By Saul Gwakuba Ndlovu

Some say that several localities in various Mashonaland and Manicaland regions have been receiving some rain occasionally, but certainly not enough for agricultural purposes.

In the Southern African Development Community (Sadc) countries, those with usually reliable rain patterns are Angola, the DRC, northern and central Zambia, north-western, north-eastern Zimbabwe, Swaziland, South Africa’s Gauteng Province, and northern Mozambique.

Some of those regions are on high altitudes as is the case with Swaziland and the Gauteng area, and some are in the inter- tropical convergence zone (ITCZ) path.

However, this season there has been no rain even in most of those generally wet regions, as is the case in Zambia’s Mkushi belt. The DRC could be an exception because it lies in the equatorial region where droughts are virtually unknown.

Zimbabwe is an agricultural nation, and, so, droughts have a much greater adverse effect on people’s lives than in other countries where sources of livelihoods and life styles are different.

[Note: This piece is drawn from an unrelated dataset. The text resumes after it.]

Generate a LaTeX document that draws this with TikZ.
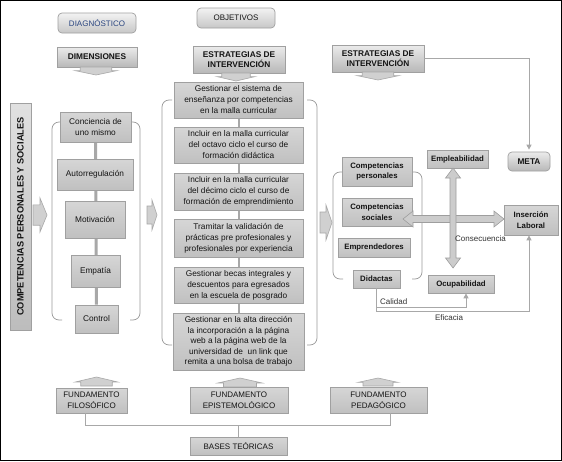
\documentclass[tikz,border=0pt]{standalone}
\usepackage{fontspec}
\setmainfont{Liberation Sans}
\usetikzlibrary{arrows.meta,backgrounds,calc}
\definecolor{bord}{HTML}{A0A0A0}
\definecolor{connc}{HTML}{A8A8A8}
\definecolor{txt}{HTML}{141414}
\definecolor{hdrtop}{HTML}{EBEBEB}
\definecolor{hdrbot}{HTML}{B8B8B8}
\definecolor{boxtop}{HTML}{D6D6D6}
\definecolor{boxbot}{HTML}{C0C0C0}
\definecolor{blkfill}{HTML}{D0D0D0}
\definecolor{blkdraw}{HTML}{A8A8A8}
\definecolor{diagblue}{HTML}{2A4580}
\newcommand\fsz[2]{\fontsize{#1}{#2}\selectfont}
\newcommand\blkright[4]{%
 \filldraw[blk] (#1,{#2-0.6*#4}) -- ({#1+0.5*#3},{#2-0.6*#4}) -- ({#1+0.5*#3},{#2-#4}) -- ({#1+#3},#2) -- ({#1+0.5*#3},{#2+#4}) -- ({#1+0.5*#3},{#2+0.6*#4}) -- (#1,{#2+0.6*#4}) -- cycle;}
\newcommand\blkvert[4]{%
 \filldraw[blk] ({#1-0.75*#4},#2) -- ({#1+0.75*#4},#2) -- ({#1+0.75*#4},{#2+0.45*(#3)}) -- ({#1+#4},{#2+0.45*(#3)}) -- (#1,{#2+(#3)}) -- ({#1-#4},{#2+0.45*(#3)}) -- ({#1-0.75*#4},{#2+0.45*(#3)}) -- cycle;}
\newcommand\dblh[5]{%
 \filldraw[dbl] (#1,#3) -- ({#1+10},{#3-#5}) -- ({#1+10},{#3-#4}) -- ({#2-10},{#3-#4}) -- ({#2-10},{#3-#5}) -- (#2,#3) -- ({#2-10},{#3+#5}) -- ({#2-10},{#3+#4}) -- ({#1+10},{#3+#4}) -- ({#1+10},{#3+#5}) -- cycle;}
\newcommand\dblv[5]{%
 \filldraw[dbl] (#3,#1) -- ({#3-#5},{#1+10}) -- ({#3-#4},{#1+10}) -- ({#3-#4},{#2-10}) -- ({#3-#5},{#2-10}) -- (#3,#2) -- ({#3+#5},{#2-10}) -- ({#3+#4},{#2-10}) -- ({#3+#4},{#1+10}) -- ({#3+#5},{#1+10}) -- cycle;}
\tikzset{
 base/.style={rectangle, inner sep=0pt, align=center, text=txt, draw=bord, line width=0.7pt},
 hdr/.style={base, top color=hdrtop, bottom color=hdrbot, font=\fsz{8.3}{10}\bfseries},
 box/.style={base, top color=boxtop, bottom color=boxbot, font=\fsz{8.3}{11}},
 rbox/.style={box, font=\fsz{7.8}{10.5}\bfseries},
 pill/.style={base, rounded corners=4pt, top color=white!95!black, bottom color=black!22, font=\fsz{8}{10}},
 fund/.style={box, font=\fsz{8}{11}},
 brk/.style={draw=black!40, line width=0.7pt, rounded corners=7pt},
 conn/.style={draw=connc, line width=1pt},
 blk/.style={fill=blkfill, draw=blkdraw, line width=0.6pt},
 dbl/.style={fill=black!20, draw=black!38, line width=0.6pt},
 lbl/.style={font=\fsz{8}{10}, text=black!80, inner sep=0pt},
 tip/.style={-{Triangle[length=5pt,width=5pt]}}
}
\begin{document}
\begin{tikzpicture}[x=1pt,y=-1pt]
\useasboundingbox (0,0) rectangle (562,461);

% top row
\node[pill, text=diagblue, minimum width=78pt, minimum height=20pt] (diag) at (97,23) {DIAGNÓSTICO};
\node[pill, minimum width=78pt, minimum height=20pt] (obj) at (236,18) {OBJETIVOS};
\node[hdr, minimum width=80pt, minimum height=20pt] (dim) at (97,57) {DIMENSIONES};
\node[hdr, minimum width=92pt, minimum height=27pt] (em) at (239,59.5) {ESTRATEGIAS DE\\INTERVENCIÓN};
\node[hdr, minimum width=92pt, minimum height=27pt] (er) at (378,58.5) {ESTRATEGIAS DE\\INTERVENCIÓN};
\node[hdr, font=\fsz{8.3}{10}\bfseries, rounded corners=4pt, minimum width=42pt, minimum height=19pt] (meta) at (529,161.5) {META};

\blkvert{96}{67}{8}{21}
\blkvert{236}{73}{8}{19}
\blkvert{378}{72}{8}{21}

% left bar
\node[base, top color=black!12, bottom color=black!26, minimum width=227pt, minimum height=21pt, rotate=90, font=\fsz{9.2}{11}\bfseries] (bar) at (20.5,216.5) {COMPETENCIAS PERSONALES Y SOCIALES};

% left column
\node[box, minimum width=71pt, minimum height=30pt] (c1) at (95.5,127) {Conciencia de\\uno mismo};
\node[box, minimum width=76pt, minimum height=31pt] (c2) at (95,174.5) {Autorregulación};
\node[box, minimum width=60pt, minimum height=37pt] (c3) at (95,219.5) {Motivación};
\node[box, minimum width=49pt, minimum height=32pt] (c4) at (95.5,271) {Empatía};
\node[box, minimum width=43pt, minimum height=28pt] (c5) at (96.5,319) {Control};

\blkright{33}{215}{14}{17}
\blkright{147}{215}{10}{15}
\blkright{320}{222.5}{12}{17.5}

% middle column
\node[box, minimum width=129pt, minimum height=36pt] (m1) at (238.5,100) {Gestionar el sistema de\\enseñanza por competencias\\en la malla curricular};
\node[box, minimum width=129pt, minimum height=36pt] (m2) at (238.5,145) {Incluir en la malla curricular\\del octavo ciclo el curso de\\formación didáctica};
\node[box, minimum width=129pt, minimum height=37pt] (m3) at (238.5,191.5) {Incluir en la malla curricular\\del décimo ciclo el curso de\\formación de emprendimiento};
\node[box, minimum width=129pt, minimum height=38pt] (m4) at (238.5,238) {Tramitar la validación de\\prácticas pre profesionales y\\profesionales por experiencia};
\node[box, minimum width=129pt, minimum height=36pt] (m5) at (238.5,285) {Gestionar becas integrales y\\descuentos para egresados\\en la escuela de posgrado};
\node[box, font=\fsz{8.3}{10.6}, minimum width=131pt, minimum height=57pt] (m6) at (238.5,341.5) {Gestionar en la alta dirección\\la incorporación a la página\\web a la página web de la\\universidad de\ \ un link que\\remita a una bolsa de trabajo};

% right group
\node[rbox, minimum width=70pt, minimum height=29pt] (r1) at (377,171.5) {Competencias\\personales};
\node[rbox, minimum width=70pt, minimum height=28pt] (r2) at (377,212) {Competencias\\sociales};
\node[rbox, minimum width=72pt, minimum height=19pt] (r3) at (374,247.5) {Emprendedores};
\node[rbox, minimum width=47pt, minimum height=18pt] (did) at (376.5,279) {Didactas};
\node[rbox, minimum width=61pt, minimum height=18pt] (empl) at (457.5,159) {Empleabilidad};
\node[rbox, minimum width=66pt, minimum height=18pt] (ocup) at (461,284) {Ocupabilidad};
\node[rbox, minimum width=54pt, minimum height=30pt] (ins) at (531,220) {Inserción\\Laboral};

\dblh{403}{504}{219}{3.5}{8}
\dblv{168}{268}{453}{3}{7.5}

\node[lbl, anchor=west] (lcons) at (455,239) {Consecuencia};
\node[lbl, anchor=west] (lcal) at (380,302) {Calidad};
\node[lbl] (lefi) at (449,318) {Eficacia};

\coordinate (cal) at (466,307);
\coordinate (efi) at (529,311);
\draw[conn, tip] (did.south) |- (cal) -- (cal |- ocup.south);
\draw[conn, tip] (did.south) |- (efi) -- (efi |- ins.south);
\draw[conn, tip, shorten >=2pt] (er.east) -| (meta.north);

% bottom
\blkvert{96.5}{386}{-9}{21}
\blkvert{240}{387}{-9}{22}
\blkvert{378}{386}{-8}{20}
\node[fund, minimum width=71pt, minimum height=25pt] (f1) at (91.5,400.5) {FUNDAMENTO\\FILOSÓFICO};
\node[fund, minimum width=98pt, minimum height=26pt] (f2) at (239,400) {FUNDAMENTO\\EPISTEMOLÓGICO};
\node[fund, minimum width=97pt, minimum height=26pt] (f3) at (378.5,400) {FUNDAMENTO\\PEDAGÓGICO};
\node[fund, minimum width=97pt, minimum height=18pt] (bases) at (238.5,446) {BASES TEÓRICAS};
\coordinate (h1) at (85,425);
\coordinate (h3) at (390,425);
\draw[conn] (f1.south -| h1) -- (h1) -- (h3) -- (f3.south -| h3);
\draw[conn] (bases.north) -- (bases.north |- h1);

\begin{pgfonlayer}{background}
\fill[white] (0,0) rectangle (562,461);
\draw[conn, line width=3pt] (c1) -- (c5);
\draw[conn, line width=2pt] (m1) -- (m6);
\draw[brk] (62,122) -- (52,122) -- (52,320) -- (62,320);
\draw[brk] (130,122) -- (140,122) -- (140,320) -- (130,320);
\draw[brk] (172,100) -- (162,100) -- (162,345) -- (172,345);
\draw[brk] (307,100) -- (317,100) -- (317,345) -- (307,345);
\draw[brk] (343,172) -- (333,172) -- (333,279) -- (343,279);
\draw[brk] (412,172) -- (422,172) -- (422,279) -- (412,279);
\end{pgfonlayer}

\draw[line width=1.3pt] (0.65,0.65) rectangle (561.35,460.35);
\end{tikzpicture}
\end{document}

The Government has, of course, assured the nation that the country has adequate grain in its silos, and that no-one will starve. There may certainly be enough maize and rice in the national silos, but how accessible are those supplies and/ or distribution centres to the majority of the people, particularly the rural communities?

Accessibility of food supplies is a major problem in various parts of Zimbabwe. That problem can be solved if food distribution can be handled by the Government’s social welfare department personnel working closely with chiefs, headmen and village heads.

Rural district councillors could also play an important role such as giving information to their respective wards. Distribution points should be chosen by either the chiefs or by the headmen, each of those traditional leaders being assisted by village heads and councillors.

Supplies should be stored at social welfare facilities at district administrative centres, with the district administrators’ offices and local ZRP being responsible for their security.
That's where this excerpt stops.